Häufige Fehler und Missverständnisse
Viele Entwickler machen kritische Fehler bei der Reflow-Implementierung:
- Feste Breiten-Container: Verwendung fester Pixelbreiten, die nicht mit Zoom-Stufen oder Bildschirmgrößen skalieren
- Horizontales Scrollen: Inhalte, die über die Viewport-Grenzen hinausgehen und vertikales sowie horizontales Scrollen erfordern
- Versteckter Inhalt: Inhalte, die unsichtbar oder unzugänglich werden, wenn sich Layouts ändern
- Gebrochene Funktionalität: Interaktive Elemente, die beim Umfließen nicht mehr ordnungsgemäß funktionieren
Ein häufiges Missverständnis ist, dass Reflow nur mobile Benutzer betrifft. Tatsächlich vergrößern viele Benutzer mit Sehbeeinträchtigungen regelmäßig Desktop-Browser auf 200-400%, wodurch Reflow für die Barrierefreiheit auf allen Gerätetypen wesentlich wird.
Integration mit breiteren Barrierefreiheitszielen
Reflow arbeitet synergetisch mit anderen Web-Barrierefreiheitsprinzipien zusammen. Es unterstützt Benutzer mit Sehbeeinträchtigungen, die auf Bildschirmvergrößerung angewiesen sind, Personen mit motorischen Behinderungen, die von größeren Klickzielen profitieren, und Benutzer mit kognitiven Behinderungen, die einspaltige Layouts möglicherweise leichter verfolgen können.

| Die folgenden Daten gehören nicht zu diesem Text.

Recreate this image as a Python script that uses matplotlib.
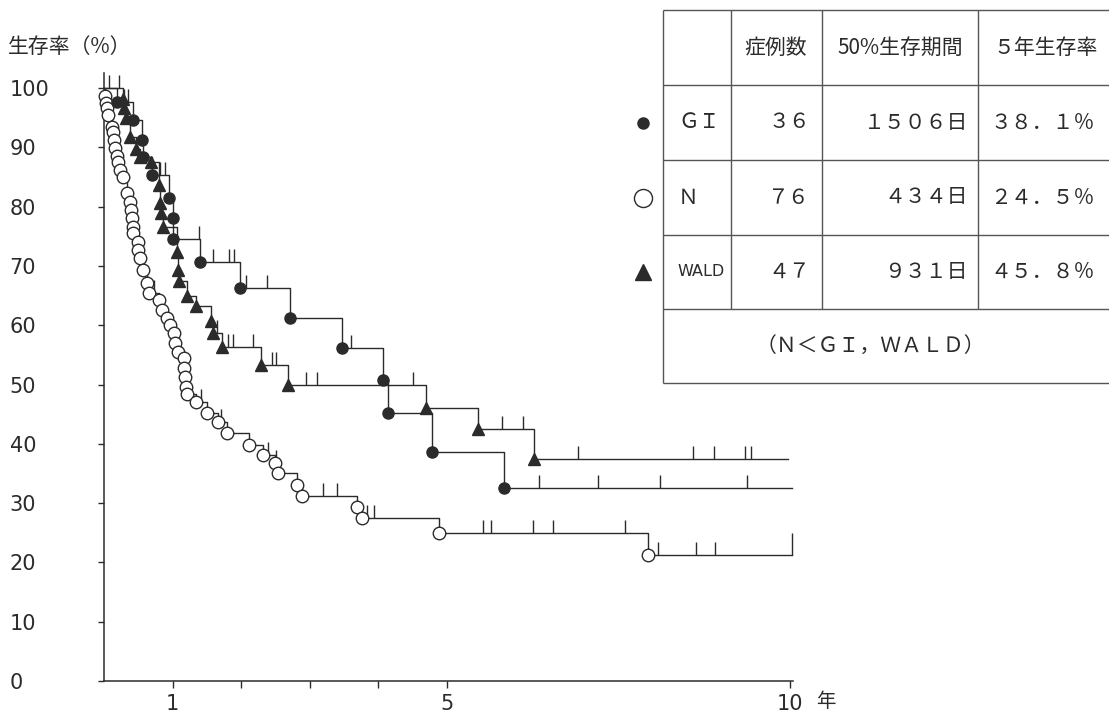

In Kombination mit ordnungsgemäßem Farbkontrast (WCAG 1.4.3) und lesbaren Schriften schafft Reflow eine inklusivere Benutzererfahrung, die allen zugute kommt, nicht nur Benutzern mit Behinderungen.
Wichtige Erkenntnis
Priorisieren Sie flexibles, responsives Design von Projektbeginn an, anstatt Reflow-Fähigkeiten später nachzurüsten. Testen Sie Ihre Inhalte regelmäßig bei hohen Zoom-Stufen und stellen Sie sicher, dass alle Funktionalitäten beim Umfließen intakt bleiben. Dieser proaktive Reflow-Ansatz gewährleistet nicht nur WCAG-Compliance, sondern schafft bessere Benutzererfahrungen auf allen Geräten und für alle Benutzerbedürfnisse.